Global Capital, January 2016
It seems hard to recall a world in which crowdfunding was not part of the financial lexicon, but in fact the industry’s mesmerising growth is a recent phenomenon. Funding Circle dates from August 2010; Crowdcube got its FSA authorisation in the UK in February 2013. Even on the more traditionally institutional side, the straight-to-borrower private debt strategy of pioneering alternative asset manager BlueBay was only launched in 2011.

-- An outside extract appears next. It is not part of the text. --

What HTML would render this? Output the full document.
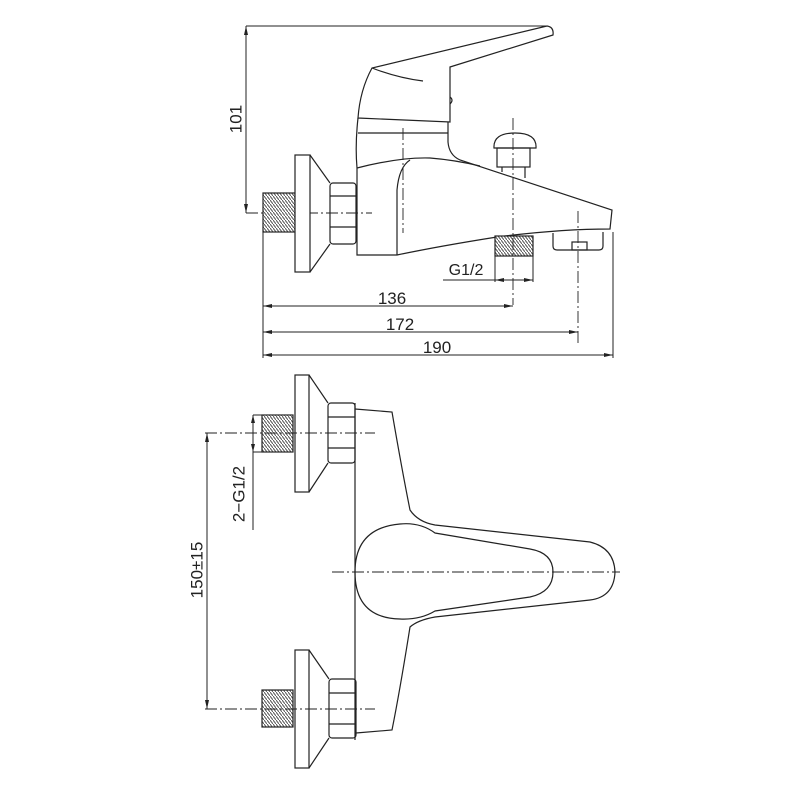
<!DOCTYPE html>
<html><head><meta charset="utf-8"><style>
html,body{margin:0;padding:0;background:#fff}
svg{display:block}
text{font-family:"Liberation Sans",sans-serif;fill:#222}
</style></head><body>
<svg width="800" height="800" viewBox="0 0 800 800" xmlns="http://www.w3.org/2000/svg">
<defs>
<pattern id="th" width="3" height="4" patternUnits="userSpaceOnUse">
<rect width="3" height="4" fill="#fff"/><path d="M0 0 L3 4" stroke="#555" stroke-width="1"/>
</pattern>
</defs>
<g fill="none" stroke="#222" stroke-width="1.2">
<!-- ===== TOP VIEW ===== -->
<!-- 101 dimension -->
<line x1="246" y1="26" x2="547" y2="26" stroke-width="1"/>
<line x1="246" y1="26" x2="246" y2="213" stroke-width="1"/>
<line x1="246" y1="213" x2="372" y2="213" stroke-width="1" stroke-dasharray="12,3,2,3"/>
<!-- thread -->
<rect x="263" y="193" width="32" height="39" fill="url(#th)"/>
<!-- flange -->
<rect x="295" y="155" width="15" height="117" fill="#fff"/>
<path d="M310 155 L330 183 M310 272 L330 244"/>
<!-- hex -->
<rect x="330" y="183" width="26" height="61" rx="3"/>
<path d="M330 196 H356 M330 227 H356"/>
<!-- lever -->
<path d="M358 118 Q360 90 372 68 L547 26 Q554 27 553 35 L450 67 L450 122 Z"/>
<path d="M372 68 Q398 78 423 81"/>
<path d="M450 97 Q454 100 450 104"/>
<!-- valve body -->
<path d="M358 118 Q355 145 357 168 L357 255 L397 255 Q440 246 497 237 Q560 229 610 229 L612 210 L460 160 Q449 155 448 142 L448 122"/>
<path d="M358 133 H448"/>
<path d="M357 168 Q400 157 430 158 Q455 160 480 166"/>
<path d="M410 160 Q399 167 397 190 L397 255"/>
<!-- knob -->
<path d="M494 148 Q493 133 515 133 Q537 133 536 148 Z"/>
<rect x="497" y="148" width="33" height="19"/>
<path d="M502 167 V172 M525 167 V178"/>
<!-- outlet thread -->
<rect x="495" y="236" width="38" height="20" fill="url(#th)"/>
<!-- spout end -->
<path d="M553 233 V246 Q553 250 557 250 H599 Q603 250 603 246 V232"/>
<rect x="572" y="242" width="15" height="8"/>
<!-- centerlines -->
<g stroke-width="0.9" stroke-dasharray="12,3,2,3">
<line x1="403" y1="128" x2="403" y2="233"/>
<line x1="513" y1="118" x2="513" y2="305"/>
<line x1="578" y1="211" x2="578" y2="345"/>
</g>
<!-- G1/2 -->
<g stroke-width="1">
<line x1="495" y1="256" x2="495" y2="282"/>
<line x1="533" y1="256" x2="533" y2="282"/>
<line x1="443" y1="280" x2="533" y2="280"/>
<line x1="263" y1="232" x2="263" y2="358"/>
<line x1="613" y1="232" x2="613" y2="358"/>
<line x1="263" y1="306" x2="513" y2="306"/>
<line x1="263" y1="332" x2="578" y2="332"/>
<line x1="263" y1="355" x2="613" y2="355"/>
</g>
</g>
<g fill="#222">
<path d="M246 26 l-2 9 h4z M246 213 l-2 -9 h4z"/>
<path d="M263 306 l9 -2 v4z M513 306 l-9 -2 v4z"/>
<path d="M263 332 l9 -2 v4z M578 332 l-9 -2 v4z"/>
<path d="M263 355 l9 -2 v4z M613 355 l-9 -2 v4z"/>
<path d="M495 280 l9 -2 v4z M533 280 l-9 -2 v4z"/>
</g>
<text x="237" y="119" font-size="17" text-anchor="middle" transform="rotate(-90 237 119)" dominant-baseline="middle">101</text>
<text x="466" y="275" font-size="16" text-anchor="middle">G1/2</text>
<text x="392" y="304" font-size="17" text-anchor="middle">136</text>
<text x="400" y="330" font-size="17" text-anchor="middle">172</text>
<text x="437" y="353" font-size="17" text-anchor="middle">190</text>

<!-- ===== BOTTOM VIEW ===== -->
<g fill="none" stroke="#222" stroke-width="1.2">
<rect x="262" y="415" width="31" height="37" fill="url(#th)"/>
<rect x="295" y="375" width="14" height="117" fill="#fff"/>
<path d="M309 375 L328 403 M309 492 L328 463"/>
<rect x="328" y="403" width="27" height="60" rx="3"/>
<path d="M328 417 H355 M328 448 H355"/>

<rect x="262" y="690" width="31" height="37" fill="url(#th)"/>
<rect x="295" y="650" width="14" height="118" fill="#fff"/>
<path d="M309 650 L329 679 M309 768 L329 738"/>
<rect x="329" y="679" width="27" height="59" rx="3"/>
<path d="M329 693 H356 M329 724 H356"/>

<line x1="355" y1="403" x2="355" y2="740"/>
<path d="M355 409 L392 412 Q402 470 410 510 Q418 522 435 525 L590 542 Q614 548 615 572 Q614 597 590 600 L435 617 Q418 620 410 627 Q400 690 392 730 L356 733"/>
<path d="M435 533 Q420 522 400 524 Q355 528 355 572 Q355 618 400 619 Q420 620 435 611 L530 597 Q553 592 553 572 Q553 553 530 549 Z"/>
<g stroke-width="0.9" stroke-dasharray="12,3,2,3">
<line x1="205" y1="433" x2="375" y2="433"/>
<line x1="205" y1="709" x2="375" y2="709"/>
<line x1="332" y1="572" x2="620" y2="572"/>
</g>
<g stroke-width="1">
<line x1="207" y1="433" x2="207" y2="709"/>
<line x1="253" y1="415" x2="253" y2="530"/>
<line x1="253" y1="415" x2="262" y2="415"/>
<line x1="253" y1="452" x2="262" y2="452"/>
</g>
</g>
<g fill="#222">
<path d="M207 433 l-2 9 h4z M207 709 l-2 -9 h4z"/>
<path d="M253 415 l-2 8 h4z M253 452 l-2 -8 h4z"/>
</g>
<text x="240" y="494" font-size="17" text-anchor="middle" transform="rotate(-90 240 494)" dominant-baseline="middle">2−G1/2</text>
<text x="198" y="570" font-size="17" text-anchor="middle" transform="rotate(-90 198 570)" dominant-baseline="middle">150±15</text>
</svg>
</body></html>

Yet it has transformed long-established models of financing, becoming part of the everday furniture of capital raising with remarkable haste. According to a survey by Allen & Overy, the average composition of funding at medium to large non-financial corporates in Western Europe is 48% bank lending, 22% capital markets – and 30% alternative finance. Almost half of the corporates (48%) expect their use of alternative finance to increase over the next five years, more than any other market segment, while 57% of investors polled in the report say they expect to increase their provision of alternative finance. And that’s without looking at the small end of SMEs, who have benefited more than anyone from the arrival of these models.
Some natural questions arise, among them: how much share can these groups take? Is growth like this sustainable? What do the default rates look like? How much have they harmed the banks?
But perhaps the most striking question is: how on earth did a banking sector, starved of opportunities for growth in the post-financial crisis environment, allow a gap this big for a whole new industry to flourish within?